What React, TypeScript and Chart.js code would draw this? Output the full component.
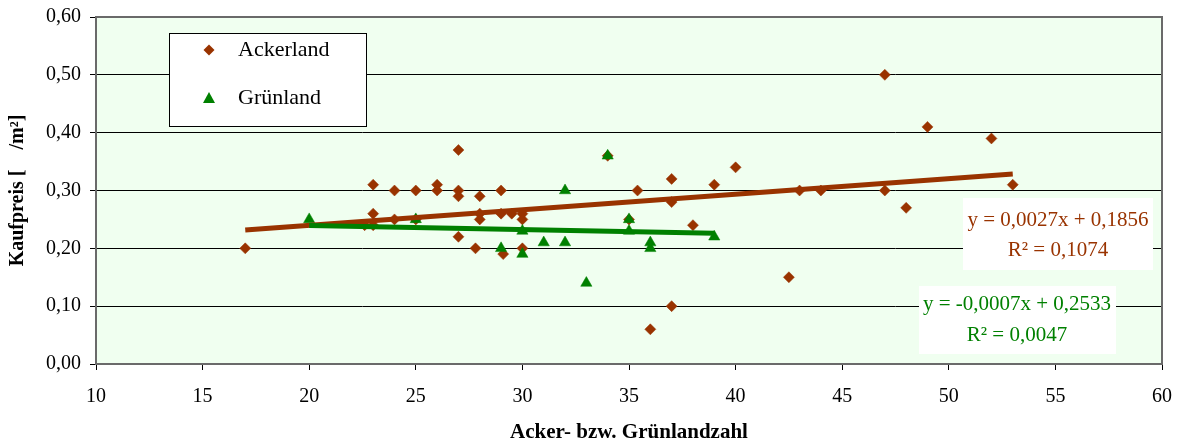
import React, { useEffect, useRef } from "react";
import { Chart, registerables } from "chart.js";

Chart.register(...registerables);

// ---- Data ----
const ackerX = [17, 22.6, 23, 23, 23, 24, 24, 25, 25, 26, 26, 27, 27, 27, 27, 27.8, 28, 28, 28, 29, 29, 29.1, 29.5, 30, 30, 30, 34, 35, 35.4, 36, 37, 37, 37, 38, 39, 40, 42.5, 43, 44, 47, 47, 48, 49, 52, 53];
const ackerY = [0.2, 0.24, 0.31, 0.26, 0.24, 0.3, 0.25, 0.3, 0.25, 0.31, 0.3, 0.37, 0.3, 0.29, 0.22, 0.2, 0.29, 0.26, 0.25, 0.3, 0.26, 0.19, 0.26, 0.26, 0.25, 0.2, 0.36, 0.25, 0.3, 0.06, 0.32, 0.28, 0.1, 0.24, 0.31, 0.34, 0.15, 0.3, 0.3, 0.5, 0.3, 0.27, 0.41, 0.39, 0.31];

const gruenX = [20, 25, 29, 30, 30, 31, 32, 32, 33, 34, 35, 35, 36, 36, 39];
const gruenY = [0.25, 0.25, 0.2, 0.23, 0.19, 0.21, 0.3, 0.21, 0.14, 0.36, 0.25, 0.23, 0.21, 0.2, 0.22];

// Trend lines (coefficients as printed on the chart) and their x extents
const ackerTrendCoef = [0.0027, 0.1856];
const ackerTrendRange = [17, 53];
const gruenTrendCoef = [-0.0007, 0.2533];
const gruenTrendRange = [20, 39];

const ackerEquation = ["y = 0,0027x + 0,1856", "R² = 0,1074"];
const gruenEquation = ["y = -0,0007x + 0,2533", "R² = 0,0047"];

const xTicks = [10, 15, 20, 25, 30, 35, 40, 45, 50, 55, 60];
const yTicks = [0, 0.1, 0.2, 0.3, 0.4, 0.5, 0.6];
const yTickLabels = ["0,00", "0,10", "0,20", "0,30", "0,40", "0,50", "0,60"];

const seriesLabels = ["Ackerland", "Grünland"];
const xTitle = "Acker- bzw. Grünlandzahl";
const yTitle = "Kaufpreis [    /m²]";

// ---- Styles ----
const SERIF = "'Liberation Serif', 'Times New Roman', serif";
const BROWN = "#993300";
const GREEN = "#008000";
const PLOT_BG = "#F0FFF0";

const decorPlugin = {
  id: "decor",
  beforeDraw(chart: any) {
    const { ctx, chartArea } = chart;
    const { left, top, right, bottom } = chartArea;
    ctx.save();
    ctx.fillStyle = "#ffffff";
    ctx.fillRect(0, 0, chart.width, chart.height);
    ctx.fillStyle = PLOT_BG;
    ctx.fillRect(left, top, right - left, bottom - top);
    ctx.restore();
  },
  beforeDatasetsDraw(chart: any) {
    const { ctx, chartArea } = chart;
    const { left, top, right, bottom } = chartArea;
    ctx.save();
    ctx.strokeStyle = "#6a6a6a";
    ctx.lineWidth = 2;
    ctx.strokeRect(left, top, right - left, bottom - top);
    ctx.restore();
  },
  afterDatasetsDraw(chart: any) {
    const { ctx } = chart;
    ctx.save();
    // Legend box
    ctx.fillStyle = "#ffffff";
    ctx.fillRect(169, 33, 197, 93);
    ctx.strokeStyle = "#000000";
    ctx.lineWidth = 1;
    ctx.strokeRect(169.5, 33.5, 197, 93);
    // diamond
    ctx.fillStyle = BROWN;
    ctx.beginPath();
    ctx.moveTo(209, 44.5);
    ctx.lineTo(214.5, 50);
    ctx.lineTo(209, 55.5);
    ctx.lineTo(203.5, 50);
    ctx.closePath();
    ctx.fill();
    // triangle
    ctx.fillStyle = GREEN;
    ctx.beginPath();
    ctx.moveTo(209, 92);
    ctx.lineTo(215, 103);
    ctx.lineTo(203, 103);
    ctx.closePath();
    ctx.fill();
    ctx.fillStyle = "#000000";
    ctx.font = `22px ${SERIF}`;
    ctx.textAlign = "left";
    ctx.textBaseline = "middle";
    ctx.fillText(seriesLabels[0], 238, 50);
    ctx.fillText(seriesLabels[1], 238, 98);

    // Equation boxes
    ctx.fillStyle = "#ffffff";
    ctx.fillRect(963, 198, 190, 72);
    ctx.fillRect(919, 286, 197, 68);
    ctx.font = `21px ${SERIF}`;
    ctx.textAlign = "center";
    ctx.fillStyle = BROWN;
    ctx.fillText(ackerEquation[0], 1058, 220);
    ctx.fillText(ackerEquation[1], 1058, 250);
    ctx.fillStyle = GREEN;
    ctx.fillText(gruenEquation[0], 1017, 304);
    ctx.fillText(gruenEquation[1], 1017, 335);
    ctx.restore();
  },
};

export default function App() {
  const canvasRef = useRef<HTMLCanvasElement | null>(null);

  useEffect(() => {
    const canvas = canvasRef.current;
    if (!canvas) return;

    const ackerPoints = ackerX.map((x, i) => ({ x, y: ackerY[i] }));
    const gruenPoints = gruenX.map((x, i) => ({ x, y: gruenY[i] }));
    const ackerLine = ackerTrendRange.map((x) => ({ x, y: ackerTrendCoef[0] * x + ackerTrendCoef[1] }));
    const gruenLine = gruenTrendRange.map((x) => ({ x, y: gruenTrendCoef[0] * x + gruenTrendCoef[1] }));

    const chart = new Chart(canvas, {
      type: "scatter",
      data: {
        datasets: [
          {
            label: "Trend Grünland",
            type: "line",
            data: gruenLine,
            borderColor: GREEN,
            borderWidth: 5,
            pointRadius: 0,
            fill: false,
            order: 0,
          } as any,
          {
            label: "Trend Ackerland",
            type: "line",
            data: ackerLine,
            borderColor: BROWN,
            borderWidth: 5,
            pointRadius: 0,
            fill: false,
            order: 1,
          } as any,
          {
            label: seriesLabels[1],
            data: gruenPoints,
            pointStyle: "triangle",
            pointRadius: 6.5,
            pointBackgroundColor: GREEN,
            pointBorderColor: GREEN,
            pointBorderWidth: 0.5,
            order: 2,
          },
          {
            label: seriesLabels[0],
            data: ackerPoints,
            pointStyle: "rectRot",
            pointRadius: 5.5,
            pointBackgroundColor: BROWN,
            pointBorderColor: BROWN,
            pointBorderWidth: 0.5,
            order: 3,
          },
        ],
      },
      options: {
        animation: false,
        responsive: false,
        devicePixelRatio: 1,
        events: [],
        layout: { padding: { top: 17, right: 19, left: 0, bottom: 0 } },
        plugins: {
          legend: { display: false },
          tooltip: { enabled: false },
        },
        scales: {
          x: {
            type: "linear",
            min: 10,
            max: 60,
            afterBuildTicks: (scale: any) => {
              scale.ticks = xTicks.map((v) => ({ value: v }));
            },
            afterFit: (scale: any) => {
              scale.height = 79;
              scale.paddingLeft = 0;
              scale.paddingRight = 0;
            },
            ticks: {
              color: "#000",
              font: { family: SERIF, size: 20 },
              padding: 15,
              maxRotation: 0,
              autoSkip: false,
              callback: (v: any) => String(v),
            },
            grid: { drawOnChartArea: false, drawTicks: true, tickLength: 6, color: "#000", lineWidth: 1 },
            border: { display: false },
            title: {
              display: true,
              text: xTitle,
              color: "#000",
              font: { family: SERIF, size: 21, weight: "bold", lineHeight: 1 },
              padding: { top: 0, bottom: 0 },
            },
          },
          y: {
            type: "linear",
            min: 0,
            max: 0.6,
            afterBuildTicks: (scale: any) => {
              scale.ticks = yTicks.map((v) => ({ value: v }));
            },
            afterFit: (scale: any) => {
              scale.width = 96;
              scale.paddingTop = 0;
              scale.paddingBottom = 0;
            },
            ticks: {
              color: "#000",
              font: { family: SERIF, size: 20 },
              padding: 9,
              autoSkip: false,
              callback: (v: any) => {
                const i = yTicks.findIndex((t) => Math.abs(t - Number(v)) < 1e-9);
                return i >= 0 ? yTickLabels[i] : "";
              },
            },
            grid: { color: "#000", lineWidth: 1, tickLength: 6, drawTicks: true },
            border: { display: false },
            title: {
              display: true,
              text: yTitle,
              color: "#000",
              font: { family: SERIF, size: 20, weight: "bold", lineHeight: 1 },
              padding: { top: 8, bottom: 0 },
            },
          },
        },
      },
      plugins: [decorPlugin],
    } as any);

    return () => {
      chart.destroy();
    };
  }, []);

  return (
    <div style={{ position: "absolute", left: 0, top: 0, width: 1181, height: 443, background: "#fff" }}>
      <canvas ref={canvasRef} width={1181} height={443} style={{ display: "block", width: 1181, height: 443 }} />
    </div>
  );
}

--------------------

_WHAT YOU NEED TO DO_.
Lines of the listing that contain the word "React" are to be counted; report only their number.

_PROBLEM SOLUTION_.
2